* BEGIN SUPPLIED INFORMATION *

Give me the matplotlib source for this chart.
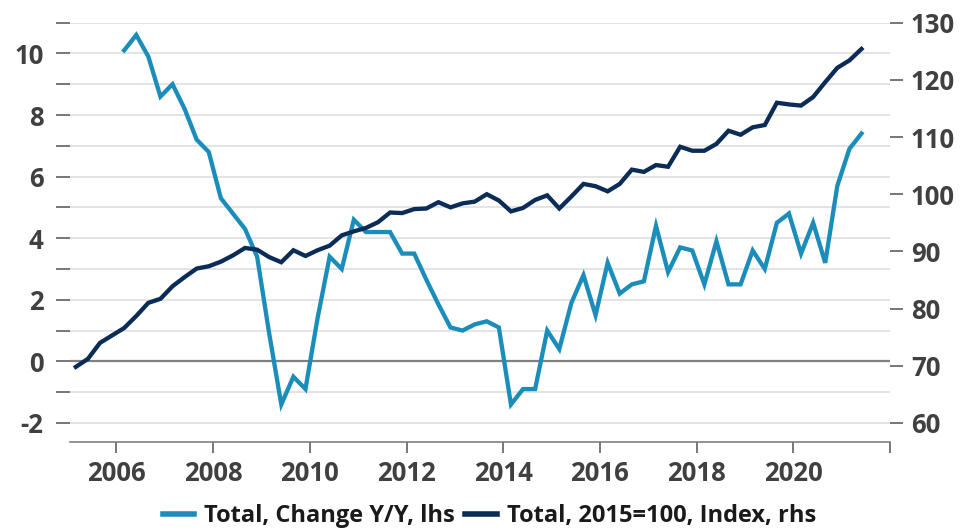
import matplotlib.pyplot as plt
from matplotlib.lines import Line2D

plt.rcParams['font.family'] = ['Open Sans', 'DejaVu Sans']

# quarterly index, 2015=100 (Q1 2005 .. Q2 2021)
index_values = [
    69.8, 71.2, 74.0, 75.3,
    76.6, 78.7, 81.0, 81.7,
    83.9, 85.5, 87.0, 87.4,
    88.2, 89.3, 90.6, 90.3,
    89.0, 88.1, 90.2, 89.2,
    90.2, 91.0, 92.8, 93.5,
    94.1, 95.1, 96.8, 96.7,
    97.4, 97.5, 98.6, 97.7,
    98.4, 98.7, 100.0, 98.9,
    97.0, 97.6, 99.0, 99.8,
    97.5, 99.6, 101.8, 101.4,
    100.5, 101.8, 104.3, 103.9,
    105.1, 104.8, 108.3, 107.6,
    107.6, 108.8, 111.1, 110.4,
    111.7, 112.1, 116.0, 115.7,
    115.5, 117.0, 119.6, 122.1,
    123.4, 125.4,
]

# year-over-year change in % (Q1 2006 .. Q2 2021)
yoy_values = [
    10.1, 10.6, 9.9, 8.6,
    9.0, 8.2, 7.2, 6.8,
    5.3, 4.8, 4.3, 3.4,
    0.9, -1.4, -0.5, -0.9,
    1.4, 3.4, 3.0, 4.6,
    4.2, 4.2, 4.2, 3.5,
    3.5, 2.65, 1.85, 1.1,
    1.0, 1.2, 1.3, 1.1,
    -1.4, -0.9, -0.9, 1.0,
    0.4, 1.9, 2.8, 1.5,
    3.2, 2.2, 2.5, 2.6,
    4.4, 2.9, 3.7, 3.6,
    2.5, 3.9, 2.5, 2.5,
    3.6, 3.0, 4.5, 4.8,
    3.5, 4.5, 3.2, 5.7,
    6.9, 7.4,
]

index_start = 2005
yoy_start = 2006
index_x = [index_start + 0.16 + 0.25 * i for i in range(len(index_values))]
yoy_x = [yoy_start + 0.16 + 0.25 * i for i in range(len(yoy_values))]

year_ticks = list(range(2006, 2023, 2))
year_labels = [str(y) if y < 2022 else "" for y in year_ticks]
lhs_ticks = list(range(-2, 12))
lhs_labels = [str(v) if v % 2 == 0 else "" for v in lhs_ticks]
rhs_ticks = list(range(60, 131, 10))

light_blue = "#1b8dbb"
navy = "#0b2c57"
text_grey = "#404040"

fig = plt.figure(figsize=(9.63, 5.31), dpi=100)
ax = fig.add_axes([0.0727, 0.1676, 0.8515, 0.7897])
ax2 = ax.twinx()

ax.set_xlim(2005.04, 2022.0)
ax.set_ylim(-2.62, 11.0)
ax2.set_ylim(130 - 13.62 * 70 / 13, 130)

for v in lhs_ticks:
    if v == 0:
        ax.axhline(v, color="#808080", lw=1.6, zorder=1)
    else:
        ax.axhline(v, color="#dcdcdc", lw=1.1, zorder=0)

ax.plot(yoy_x, yoy_values, color=light_blue, lw=3.1, solid_joinstyle="miter", zorder=3)
ax2.plot(index_x, index_values, color=navy, lw=3.1, solid_joinstyle="miter", zorder=3)

for a in (ax, ax2):
    for s in ("top", "left", "right"):
        a.spines[s].set_visible(False)
ax2.spines["bottom"].set_visible(False)
ax.spines["bottom"].set_color("#808080")
ax.spines["bottom"].set_linewidth(1.2)

ax.set_xticks(year_ticks)
ax.set_xticklabels(year_labels)
ax.set_yticks(lhs_ticks)
ax.set_yticklabels(lhs_labels)
ax2.set_yticks(rhs_ticks)

ax.tick_params(axis="x", direction="out", length=8, width=1.2, color="#606060",
               pad=5, labelsize=18.5, labelcolor=text_grey)
ax.tick_params(axis="y", direction="out", length=10, width=1.2, color="#606060",
               pad=9, labelsize=18.5, labelcolor=text_grey)
ax2.tick_params(axis="y", direction="out", length=9, width=1.2, color="#606060",
                pad=6, labelsize=18.5, labelcolor=text_grey)
for lab in ax.get_xticklabels() + ax.get_yticklabels() + ax2.get_yticklabels():
    lab.set_fontweight("bold")

handles = [
    Line2D([], [], color=light_blue, lw=4),
    Line2D([], [], color=navy, lw=4),
]
labels = ["Total, Change Y/Y, lhs", "Total, 2015=100, Index, rhs"]
fig.legend(handles, labels, loc="center", bbox_to_anchor=(0.508, 0.028), ncol=2,
           frameon=False, handlelength=1.35, handletextpad=0.4, columnspacing=0.45,
           prop={"size": 17, "weight": "bold"}, labelcolor="#1a1a1a")

fig.savefig("out.png", dpi=100)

* END SUPPLIED INFORMATION *

STATED EXERCISE =
Write out each line of the listing above, exactly, from its first line to the line holding "plt.rcParams['font.family'] = ['Open", inclusive. Skip the pictures.

THE RESULT =
Give me the matplotlib source for this chart.
import matplotlib.pyplot as plt
from matplotlib.lines import Line2D

plt.rcParams['font.family'] = ['Open Sans', 'DejaVu Sans']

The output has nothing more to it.